Before we jump onto our Hello World application on Angular, let me give you a quick overview of the Angular architecture. The architecture of Angular comprises of eight core building blocks: a module, component, template, metadata, data binding, service, directive, and dependency injection.
An Angular application normally starts with the designing of templates with Angular tags or markups. Then, we write components to handle the templates. The application-specific logic will be added to services. Finally, the starting component or root component will be passed on to the Angular bootstrapper.
When we run the application, Angular takes the responsibility of presenting the template to the browser and takes care of user interactions with the elements in the template according to the logic provided in the components and directives.
Let's see the objective of each block of Angular in the following points:
- Any Angular application will be comprised of a collection of components.
- Services will be injected into components.
- Templates are responsible for rendering the components in the form of HTML.
- Components hold an application logic that supports the views or templates.

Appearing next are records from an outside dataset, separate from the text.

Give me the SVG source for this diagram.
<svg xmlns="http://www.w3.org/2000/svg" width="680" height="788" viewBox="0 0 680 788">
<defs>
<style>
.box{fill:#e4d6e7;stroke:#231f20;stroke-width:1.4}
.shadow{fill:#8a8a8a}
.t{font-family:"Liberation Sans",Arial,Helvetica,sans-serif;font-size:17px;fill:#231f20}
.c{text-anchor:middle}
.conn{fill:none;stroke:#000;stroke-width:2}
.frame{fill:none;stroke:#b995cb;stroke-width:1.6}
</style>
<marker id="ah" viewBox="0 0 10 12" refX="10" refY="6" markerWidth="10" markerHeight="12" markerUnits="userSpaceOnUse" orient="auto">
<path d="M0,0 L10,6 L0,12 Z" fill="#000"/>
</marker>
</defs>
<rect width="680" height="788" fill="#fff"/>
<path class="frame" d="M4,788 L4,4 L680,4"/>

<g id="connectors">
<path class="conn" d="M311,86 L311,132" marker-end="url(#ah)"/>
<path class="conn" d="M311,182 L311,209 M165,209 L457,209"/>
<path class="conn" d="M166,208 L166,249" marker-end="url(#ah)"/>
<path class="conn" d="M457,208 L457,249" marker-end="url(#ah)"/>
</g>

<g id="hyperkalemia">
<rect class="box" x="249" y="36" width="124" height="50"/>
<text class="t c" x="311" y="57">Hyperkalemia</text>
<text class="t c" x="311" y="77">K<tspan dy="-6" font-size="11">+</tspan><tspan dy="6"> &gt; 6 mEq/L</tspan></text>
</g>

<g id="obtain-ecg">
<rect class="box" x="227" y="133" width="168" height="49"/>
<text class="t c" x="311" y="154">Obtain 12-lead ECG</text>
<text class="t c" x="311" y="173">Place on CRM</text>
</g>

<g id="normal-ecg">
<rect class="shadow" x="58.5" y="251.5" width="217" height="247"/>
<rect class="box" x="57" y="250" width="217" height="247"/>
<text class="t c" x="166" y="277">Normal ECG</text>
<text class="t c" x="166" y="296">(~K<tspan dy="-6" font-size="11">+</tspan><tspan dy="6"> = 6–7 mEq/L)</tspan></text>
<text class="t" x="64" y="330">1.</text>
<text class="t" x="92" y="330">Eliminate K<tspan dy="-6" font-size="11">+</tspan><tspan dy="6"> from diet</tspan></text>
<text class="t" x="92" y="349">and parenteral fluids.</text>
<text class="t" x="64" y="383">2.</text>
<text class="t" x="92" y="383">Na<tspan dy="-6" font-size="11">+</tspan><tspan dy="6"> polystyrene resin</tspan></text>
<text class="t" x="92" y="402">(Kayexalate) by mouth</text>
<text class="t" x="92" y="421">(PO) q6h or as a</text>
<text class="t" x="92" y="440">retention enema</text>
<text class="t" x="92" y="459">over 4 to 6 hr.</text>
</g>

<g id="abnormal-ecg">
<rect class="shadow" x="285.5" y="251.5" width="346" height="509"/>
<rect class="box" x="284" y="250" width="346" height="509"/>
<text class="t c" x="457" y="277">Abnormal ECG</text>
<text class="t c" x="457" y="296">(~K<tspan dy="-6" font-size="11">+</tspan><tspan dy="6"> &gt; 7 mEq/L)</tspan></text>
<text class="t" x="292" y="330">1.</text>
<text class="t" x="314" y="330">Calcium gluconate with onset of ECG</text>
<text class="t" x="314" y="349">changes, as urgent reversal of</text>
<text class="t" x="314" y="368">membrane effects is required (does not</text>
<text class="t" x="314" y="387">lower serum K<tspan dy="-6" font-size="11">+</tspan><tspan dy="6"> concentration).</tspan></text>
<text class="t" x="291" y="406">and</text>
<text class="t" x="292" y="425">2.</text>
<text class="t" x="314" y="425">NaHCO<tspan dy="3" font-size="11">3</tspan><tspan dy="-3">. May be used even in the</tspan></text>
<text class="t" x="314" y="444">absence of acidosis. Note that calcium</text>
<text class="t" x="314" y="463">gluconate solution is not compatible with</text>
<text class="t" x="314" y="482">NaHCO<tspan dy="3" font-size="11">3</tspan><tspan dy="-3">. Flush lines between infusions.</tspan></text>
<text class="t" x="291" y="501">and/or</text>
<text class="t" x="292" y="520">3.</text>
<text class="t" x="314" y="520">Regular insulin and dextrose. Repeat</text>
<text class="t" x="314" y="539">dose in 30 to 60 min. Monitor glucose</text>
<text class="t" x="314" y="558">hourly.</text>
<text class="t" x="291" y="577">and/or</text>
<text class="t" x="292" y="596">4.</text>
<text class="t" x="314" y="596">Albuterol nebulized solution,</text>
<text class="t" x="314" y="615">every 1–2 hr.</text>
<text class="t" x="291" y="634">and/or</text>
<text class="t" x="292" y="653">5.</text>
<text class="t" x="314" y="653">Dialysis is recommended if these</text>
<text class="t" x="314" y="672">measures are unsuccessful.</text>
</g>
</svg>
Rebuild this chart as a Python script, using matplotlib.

- Angular itself is a collection of modules. In Angular 1, the main module or application module is bootstrapped using the ng-app directive. We can include other lists of modules that our application module or main module is dependent on; they will be defined in the empty array in angular.module('myApp', []). Angular uses ES6 modules, and the functions or variables defined in modules should be exported explicitly to be consumed in other modules. The exported functions or variables are made available in other modules using the import keyword followed by the function name and then a from keyword followed by the module name. For example, import {http} from @angular/http.
- Each Angular library is a facade of many private modules that are logically related.
- Directives provide instructions to render the templates.
We will see each building block of the Angular architecture in detail in the subsequent chapters.